Barefoot Architects (India, Tilonia)
1988 and ongoing
Barefoot College
Architects: Barefoot Architects of Tilonia

The "Barefoot" philosophy is based on the belief that village communities used to develop and maintain their own store of knowledge, which has been devalued in recent times and it is slowly dying as people migrate to the cities, looking for jobs. In 1972, this philosophy inspired the founding of Social Work Research Center (SWRC), now known as "Barefoot College", in Tilonia, a rural community in the Indian state of Rajasthan. The founder and director of the college, Bunker Roy, wanted to break away from the Indian social-work tradition, which had an urban, middle-class and academic orientation, to create a program that respected local skills, providing training and upgrading to help people help themselves. Over the years, the center has worked with local teachers, health-care providers, solar engineers and hand bump mechanics in a comprehensive development plan, implemented with the rural poor for the rural poor. These programs have led to a number of significant building projects, realized by the "Barefoot Architects", local members of the college staff.

The largest of these projects is a campus for the college, which fuses local labor and materials throughout. The success of this approach is exemplified through the construction of the campus, by an illiterate farmer from Tilonia, along with 12 other Barefoot Architects, most of whom have no formal education.

They were assisted by several village women, who worked as laborers and carried materials. Plan were drawn and redrawn on the spot, based principally on a traditional courtyard format, with surrounding verandas. Cubic in form with flat roofs, the buildings were constructed using local materials, such as rubble stone with lime mortar for load-bearing walls. As is the custom in Indian vernacular architecture, the courtyards are highly decorated at ground level.

The architects also found numerous applications for Buck Minster Fuller's geodesic dome. Traditional housing in desert areas has sometimes used wood as a material, but this has become a scarce resource. Geodesic domes, however, are easily fabricated from scrap metal, which is readily available from discarded agricultural implements, bullock carts and pump sections. The domes can be covered with a greater weight of thatch than traditional small-span structures, reducing the frequency and expense of re-thatching. The use of geodesic domes has also given rise to expertise in building emergency structures, including relief housing.

Through its Homes for the Homeless program, the college has provided more than 200 basic, low-cost dwellings in surrounding villages.
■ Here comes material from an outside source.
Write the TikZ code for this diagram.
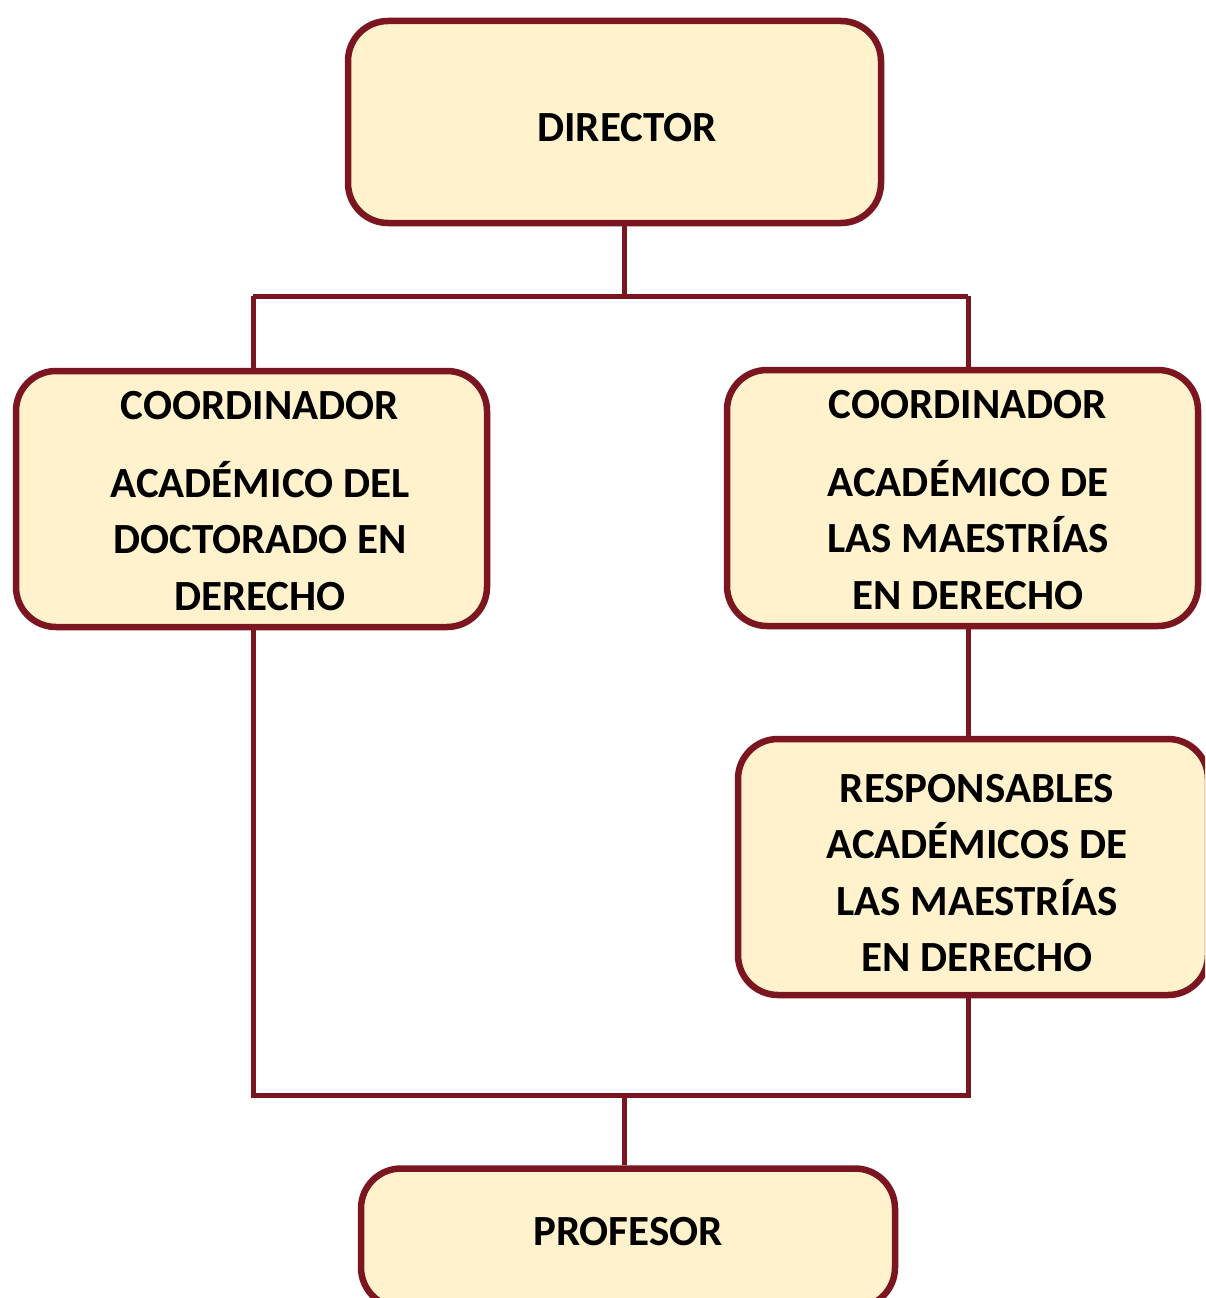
\documentclass[tikz,border=0pt]{standalone}
\usepackage{fontspec}
\setmainfont{Carlito}
\definecolor{bordo}{HTML}{7B1620}
\definecolor{crema}{HTML}{FFF2CC}
\begin{document}
\begin{tikzpicture}[x=1pt,y=-1pt,
  orgbox/.style={draw=bordo,fill=crema,line width=6.5pt,rounded corners=40pt,inner sep=0pt},
  orgtext/.style={inner sep=0pt,align=center,font=\fontsize{43}{56.3}\selectfont\bfseries},
  link/.style={draw=bordo,line width=5pt}]
\clip (0,0) rectangle (1205,1298);
\fill[white] (0,0) rectangle (1205,1298);
\node[orgbox,minimum width=533pt,minimum height=202pt] (dir) at (614.5,122) {};
\node[orgbox,minimum width=471pt,minimum height=256pt] (cd) at (251.5,499) {};
\node[orgbox,minimum width=471pt,minimum height=256pt] (cm) at (962.5,498) {};
\node[orgbox,minimum width=470pt,minimum height=256pt] (rm) at (973,867) {};
\node[orgbox,minimum width=534pt,minimum height=139pt] (prof) at (628,1238) {};
\node[orgtext] (dirt) at (627,128) {DIRECTOR};
\node[orgtext] (cdt) at (260,501) {COORDINADOR\\[21.5pt]ACADÉMICO DEL\\DOCTORADO EN\\DERECHO};
\node[orgtext] (cmt) at (968,500) {COORDINADOR\\[21.5pt]ACADÉMICO DE\\LAS MAESTRÍAS\\EN DERECHO};
\node[orgtext] (rmt) at (977,873) {RESPONSABLES\\ACADÉMICOS DE\\LAS MAESTRÍAS\\EN DERECHO};
\node[orgtext] (proft) at (628,1232) {PROFESOR};
\coordinate (t0) at (624,296);
\coordinate (tl) at (253,296);
\coordinate (tr) at (968,296);
\coordinate (b0) at (624,1095);
\coordinate (bl) at (253,1095);
\coordinate (br) at (968,1095);
\path[link] (dir.south -| t0) -- (t0);
\path[link] (tl) -- (tr);
\path[link] (tl) -- (tl |- cd.north);
\path[link] (tr) -- (tr |- cm.north);
\path[link] (cd.south -| bl) -- (bl) -- (br) -- (rm.south -| br);
\path[link] (cm.south -| tr) -- (rm.north -| tr);
\path[link] (b0) -- (prof.north -| b0);
\end{tikzpicture}
\end{document}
Most of the buildings were constructed from earth-brick, but people with greater economic resources used other materials, including rubble stone and lime mortar. The houses have proved to be extremely functional and a great improvement on previous living conditions.

Another of the college's projects the development of structures to harvest rainwater, which have been installed at the campus and in schools throughout the region. In rural areas, large-scale efforts to provide water are typically made by tapping groundwater sources, an expensive, short-term process that often yields brackish water. Rainwater-harvesting structures, based on tried-and-tested rural technologies, gather water from the rooftops and channel it to storage tank, usually situated underground. The system is inexpensive, provides a year-round water supply and has led to wasteland reclamation. In several rural primary schools, the attendance of girls has improved, because they don't have to spend hours walking several kilometers to collect drinking water.

The Barefoot College has had a tremendous impact on Tilonia and other outlaying rural settlements, influencing every aspect of people's life. Lifting the surrounding population out of the vicious circle of poverty and helplessness, the college has facilitated a revival of traditional technologies and applied them on a wider scale to solve problems that have baffled scientists, engineers, environmentalists and politicians for years.